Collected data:

* BEGIN *

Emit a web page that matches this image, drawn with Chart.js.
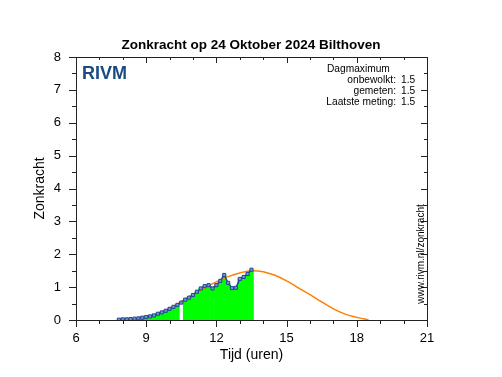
<!DOCTYPE html>
<html>
<head>
<meta charset="utf-8">
<script src="https://cdn.jsdelivr.net/npm/chart.js@4"></script>
<style>
  html, body { margin: 0; padding: 0; background: #fff; }
  #wrap { width: 502px; height: 377px; }
</style>
</head>
<body>
<div id="wrap"><canvas id="chart" width="502" height="377"></canvas></div>
<script>
"use strict"

/*====================================================================
Data
====================================================================*/
// measured UV-index (every 10 minutes)
var tijdenGemeten = ["07:50","08:00","08:10","08:20","08:30","08:40","08:50",
    "09:00","09:10","09:20","09:30","09:40","09:50",
    "10:00","10:10","10:20","10:30","10:40","10:50",
    "11:00","11:10","11:20","11:30","11:40","11:50",
    "12:00","12:10","12:20","12:30","12:40","12:50",
    "13:00","13:10","13:20","13:30"]
var gemeten = [0.01, 0.02, 0.02, 0.03, 0.04, 0.05, 0.07,
    0.09, 0.11, 0.14, 0.19, 0.23, 0.28,
    0.34, 0.40, 0.46, 0.53, 0.62, 0.68,
    0.76, 0.86, 0.96, 1.03, 1.06, 0.96,
    1.06, 1.19, 1.37, 1.13, 0.97, 0.98,
    1.25, 1.31, 1.40, 1.53]
// interval without green bar
var ontbrekend = ["10:30"]

// clear sky model (onbewolkt)
var tijdenModel = ["08:00","08:30","09:00","09:30","10:00","10:30","11:00","11:30",
    "12:00","12:30","13:00","13:30","14:00","14:30","15:00","15:30",
    "16:00","16:30","17:00","17:30","18:00","18:30"]
var onbewolkt = [0.01, 0.04, 0.11, 0.20, 0.36, 0.56, 0.78, 0.98,
    1.16, 1.32, 1.43, 1.50, 1.47, 1.36, 1.19, 0.98,
    0.77, 0.55, 0.34, 0.18, 0.08, 0.01]

var xTicks = [6, 9, 12, 15, 18, 21]
var yTicks = [0, 1, 2, 3, 4, 5, 6, 7, 8]

var titel = "Zonkracht op 24 Oktober 2024 Bilthoven"
var infoLabels = ["onbewolkt:", "gemeten:", "Laatste meting:"]
var infoWaarden = ["1.5", "1.5", "1.5"]

/*====================================================================
Functions
====================================================================*/
function uren(t) {
    var p = t.split(":")
    return Number(p[0]) + Number(p[1]) / 60
}

var puntenGemeten = tijdenGemeten.map((t, i) => ({x: uren(t), y: gemeten[i]}))
var puntenGroen = tijdenGemeten.map((t, i) => ({x: uren(t), y: ontbrekend.includes(t) ? null : gemeten[i]}))
var puntenModel = tijdenModel.map((t, i) => ({x: uren(t), y: onbewolkt[i]}))

var FONT = "'Liberation Sans', Arial, sans-serif"

// frame, tick marks and texts inside the plot
var extras = {
    id: "extras",
    afterDraw(chart) {
        var ctx = chart.ctx
        var a = chart.chartArea
        var sx = chart.scales.x
        var sy = chart.scales.y
        ctx.save()
        ctx.strokeStyle = "#222"
        ctx.lineWidth = 1
        ctx.beginPath()
        // x ticks (hours), bottom outward, top inward
        for (var h = 6; h <= 21; h++) {
            var px = Math.round(sx.getPixelForValue(h)) + 0.5
            var len = xTicks.includes(h) ? 7 : 4
            ctx.moveTo(px, a.bottom); ctx.lineTo(px, a.bottom + len)
            ctx.moveTo(px, a.top); ctx.lineTo(px, a.top + len - 1)
        }
        // y ticks (half units), left outward, right inward
        for (var v = 0; v <= 8; v += 0.5) {
            var py = Math.round(sy.getPixelForValue(v)) + 0.5
            var l2 = yTicks.includes(v) ? 7 : 4
            ctx.moveTo(a.left - l2, py); ctx.lineTo(a.left, py)
            ctx.moveTo(a.right, py); ctx.lineTo(a.right - l2 + 1, py)
        }
        ctx.stroke()
        ctx.strokeRect(Math.round(a.left) + 0.5, Math.round(a.top) + 0.5,
            Math.round(a.right - a.left), Math.round(a.bottom - a.top))

        // logo text
        ctx.fillStyle = "#1b4a82"
        ctx.font = "bold 18px " + FONT
        ctx.textBaseline = "alphabetic"
        ctx.textAlign = "left"
        ctx.fillText("RIVM", a.left + 6, a.top + 22)

        // day maximum block
        ctx.fillStyle = "#000"
        ctx.font = "10.2px " + FONT
        ctx.textBaseline = "middle"
        ctx.fillText("Dagmaximum", 327, 69)
        for (var i = 0; i < infoLabels.length; i++) {
            ctx.textAlign = "right"
            ctx.fillText(infoLabels[i], 396, 80 + i * 11)
            ctx.textAlign = "left"
            ctx.fillText(infoWaarden[i], 401, 80 + i * 11)
        }

        // vertical url
        ctx.translate(421, 254)
        ctx.rotate(-Math.PI / 2)
        ctx.textAlign = "center"
        ctx.font = "10px " + FONT
        ctx.fillText("www.rivm.nl/zonkracht", 0, 0)
        ctx.restore()
    }
}

var newChart = new Chart(document.getElementById("chart"), {
    type: "line",
    data: {
        datasets: [
            {label: "gemeten", data: puntenGemeten, order: 0,
                borderColor: "#22479a", borderWidth: 1.5,
                pointStyle: "rect", pointRadius: 2.2,
                pointBackgroundColor: "#7d95c8", pointBorderColor: "#22479a", pointBorderWidth: 1},
            {label: "onbewolkt", data: puntenModel, order: 1,
                borderColor: "#ff8000", borderWidth: 1.5, pointRadius: 0,
                cubicInterpolationMode: "monotone"},
            {type: "bar", label: "groen", data: puntenGroen, order: 2,
                backgroundColor: "#00ff00", borderWidth: 0,
                barPercentage: 1, categoryPercentage: 1}
        ]
    },
    options: {
        responsive: false,
        animation: false,
        events: [],
        layout: {padding: 0},
        plugins: {
            legend: {display: false},
            tooltip: {enabled: false},
            title: {display: true, text: titel, color: "#000",
                font: {family: FONT, size: 13.5, weight: "bold"},
                padding: {top: 37, bottom: 3.8}}
        },
        scales: {
            x: {type: "linear", min: 6, max: 21, offset: false,
                afterFit: s => { s.height = 57 },
                afterBuildTicks: s => { s.ticks = xTicks.map(v => ({value: v})) },
                grid: {display: false, tickLength: 7},
                border: {display: false},
                ticks: {color: "#000", font: {family: FONT, size: 13}, padding: 4, maxRotation: 0},
                title: {display: true, text: "Tijd (uren)", color: "#000",
                    font: {family: FONT, size: 14}, padding: {top: 0, bottom: 13.6}}},
            y: {min: 0, max: 8,
                afterFit: s => { s.width = 76 },
                afterBuildTicks: s => { s.ticks = yTicks.map(v => ({value: v})) },
                grid: {display: false, tickLength: 7},
                border: {display: false},
                ticks: {color: "#000", font: {family: FONT, size: 13}, padding: 8},
                title: {display: true, text: "Zonkracht", color: "#000",
                    font: {family: FONT, size: 14}, padding: {top: 31.6, bottom: 0}}},
            // empty right margin so the title centres over the whole canvas
            rechts: {position: "right", min: 0, max: 8,
                afterFit: s => { s.width = 75 },
                grid: {display: false, drawTicks: false},
                border: {display: false},
                ticks: {display: false}}
        }
    },
    plugins: [extras]
})
</script>
</body>
</html>
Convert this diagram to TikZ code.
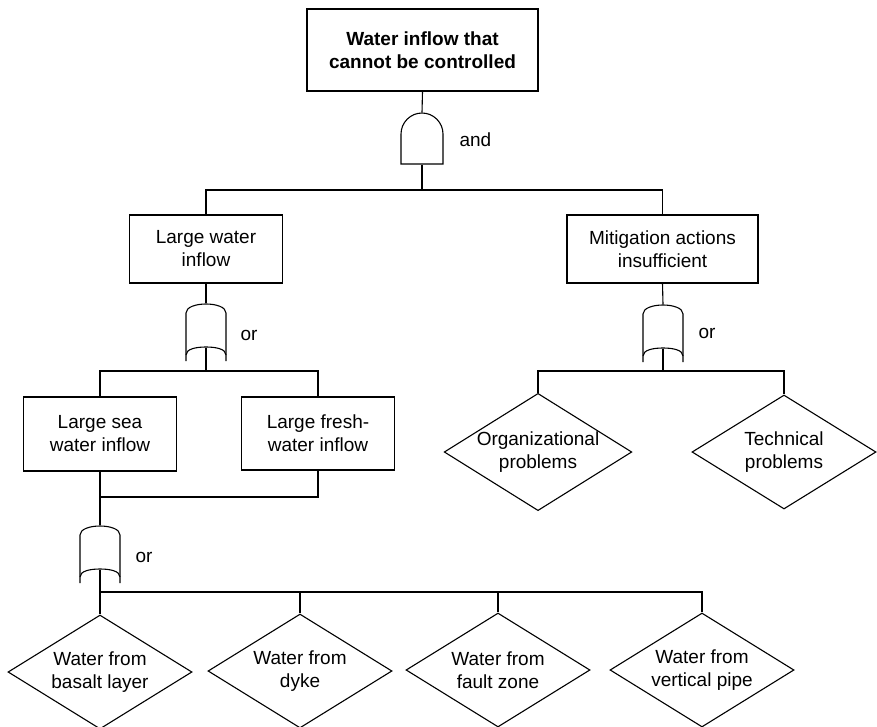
\documentclass[tikz,border=0pt]{standalone}
\usepackage{fontspec}
\setmainfont{Liberation Sans}
\usetikzlibrary{shapes.geometric}

% outline of an OR gate around a gate node (south anchor = notch of the concave base)
\newcommand{\drawor}[1]{%
  \draw[shift={(#1.center)}]
    (-20,35.5) -- (-20,-12.5)
    .. controls (-20,-18.5) and (-10,-21.5) .. (0,-21.5)
    .. controls (10,-21.5) and (20,-18.5) .. (20,-12.5) -- (20,35.5);
  \draw[shift={(#1.center)}]
    (-20,29.5) .. controls (-20,23.5) and (-10,21.5) .. (0,21.5)
    .. controls (10,21.5) and (20,23.5) .. (20,29.5);}
% outline of an AND gate around a gate node
\newcommand{\drawand}[1]{%
  \draw[shift={(#1.center)}]
    (-21,25.5) -- (-21,-4.5)
    .. controls (-21,-16) and (-11.5,-25.5) .. (0,-25.5)
    .. controls (11.5,-25.5) and (21,-16) .. (21,-4.5) -- (21,25.5) -- cycle;}

\begin{document}
\begin{tikzpicture}[x=1pt, y=-1pt, line width=1.1pt,
  txt/.style={font=\fontsize{19}{23}\selectfont},
  event/.style={txt, draw, rectangle, align=center, inner sep=0pt},
  basic/.style={txt, draw, diamond, align=center, inner sep=0pt,
    shape aspect=1.6, minimum width=184pt, minimum height=114pt},
  orbox/.style={rectangle, inner sep=0pt, minimum width=40pt, minimum height=43pt},
  andbox/.style={rectangle, inner sep=0pt, minimum width=42pt, minimum height=51pt},
  gatelabel/.style={txt, anchor=west, inner sep=0pt}]

\useasboundingbox (0,0) rectangle (877,727);

% top event
\node[event, minimum width=231pt, minimum height=82pt, font=\fontsize{19}{23}\selectfont\bfseries]
  (top) at (422.5,50) {Water inflow that\\cannot be controlled};
\node[andbox] (gA) at (422,138.5) {};
\drawand{gA}
\node[gatelabel] (lA) at (459,140) {and};

% intermediate events
\node[event, minimum width=153pt, minimum height=68pt] (lw) at (206,249) {Large water\\inflow};
\node[event, minimum width=191pt, minimum height=68pt] (mit) at (662.5,249) {Mitigation actions\\insufficient};

\node[orbox] (gO1) at (206,325.5) {};
\drawor{gO1}
\node[gatelabel] (lO1) at (240,335) {or};

\node[event, minimum width=153pt, minimum height=74pt] (sea) at (100,434) {Large sea\\water inflow};
\node[event, minimum width=153pt, minimum height=73pt] (fresh) at (318,433.5) {Large fresh-\\water inflow};

\node[orbox] (gO2) at (100,547.5) {};
\drawor{gO2}
\node[gatelabel] (lO2) at (135,557) {or};

\node[orbox] (gO3) at (663,326.5) {};
\drawor{gO3}
\node[gatelabel] (lO3) at (698,333) {or};

% basic events
\node[basic] (org) at (538,452) {Organizational\\problems};
\node[basic] (tech) at (784,452) {Technical\\problems};
\node[basic] (d1) at (100,672) {Water from\\basalt layer};
\node[basic] (d2) at (300,671) {Water from\\dyke};
\node[basic] (d3) at (498,670) {Water from\\fault zone};
\node[basic] (d4) at (702,670) {Water from\\vertical pipe};

% bus points
\coordinate (bA) at (422,190);
\coordinate (b1) at (206,371);
\coordinate (j) at (100,497);
\coordinate (b2) at (100,592);
\coordinate (b3) at (663,371);

% connectors
\draw (top.south) -- (gA.north);
\draw (gA.south) -- (bA);
\draw (lw.north) |- (bA) -| (mit.north);

\draw (lw.south) -- (gO1.north);
\draw (gO1.south) -- (b1);
\draw (sea.north) |- (b1) -| (fresh.north);

\draw (sea.south) -- (j) -| (fresh.south);
\draw (j) -- (gO2.north);
\draw (gO2.south) -- (d1.north);
\draw (b2) -| (d2.north);
\draw (b2) -| (d3.north);
\draw (b2) -| (d4.north);

\draw (mit.south) -- (gO3.north);
\draw (gO3.south) -- (b3);
\draw (org.north) |- (b3) -| (tech.north);
\end{tikzpicture}
\end{document}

* END *

Give again, word for word, the lines from the one that contains "Convert this diagram to TikZ code." to the one that contains "(lO1) at (240,335)", both included. Omit the pictures.

Convert this diagram to TikZ code.
\documentclass[tikz,border=0pt]{standalone}
\usepackage{fontspec}
\setmainfont{Liberation Sans}
\usetikzlibrary{shapes.geometric}

% outline of an OR gate around a gate node (south anchor = notch of the concave base)
\newcommand{\drawor}[1]{%
  \draw[shift={(#1.center)}]
    (-20,35.5) -- (-20,-12.5)
    .. controls (-20,-18.5) and (-10,-21.5) .. (0,-21.5)
    .. controls (10,-21.5) and (20,-18.5) .. (20,-12.5) -- (20,35.5);
  \draw[shift={(#1.center)}]
    (-20,29.5) .. controls (-20,23.5) and (-10,21.5) .. (0,21.5)
    .. controls (10,21.5) and (20,23.5) .. (20,29.5);}
% outline of an AND gate around a gate node
\newcommand{\drawand}[1]{%
  \draw[shift={(#1.center)}]
    (-21,25.5) -- (-21,-4.5)
    .. controls (-21,-16) and (-11.5,-25.5) .. (0,-25.5)
    .. controls (11.5,-25.5) and (21,-16) .. (21,-4.5) -- (21,25.5) -- cycle;}

\begin{document}
\begin{tikzpicture}[x=1pt, y=-1pt, line width=1.1pt,
  txt/.style={font=\fontsize{19}{23}\selectfont},
  event/.style={txt, draw, rectangle, align=center, inner sep=0pt},
  basic/.style={txt, draw, diamond, align=center, inner sep=0pt,
    shape aspect=1.6, minimum width=184pt, minimum height=114pt},
  orbox/.style={rectangle, inner sep=0pt, minimum width=40pt, minimum height=43pt},
  andbox/.style={rectangle, inner sep=0pt, minimum width=42pt, minimum height=51pt},
  gatelabel/.style={txt, anchor=west, inner sep=0pt}]

\useasboundingbox (0,0) rectangle (877,727);

% top event
\node[event, minimum width=231pt, minimum height=82pt, font=\fontsize{19}{23}\selectfont\bfseries]
  (top) at (422.5,50) {Water inflow that\\cannot be controlled};
\node[andbox] (gA) at (422,138.5) {};
\drawand{gA}
\node[gatelabel] (lA) at (459,140) {and};

% intermediate events
\node[event, minimum width=153pt, minimum height=68pt] (lw) at (206,249) {Large water\\inflow};
\node[event, minimum width=191pt, minimum height=68pt] (mit) at (662.5,249) {Mitigation actions\\insufficient};

\node[orbox] (gO1) at (206,325.5) {};
\drawor{gO1}
\node[gatelabel] (lO1) at (240,335) {or};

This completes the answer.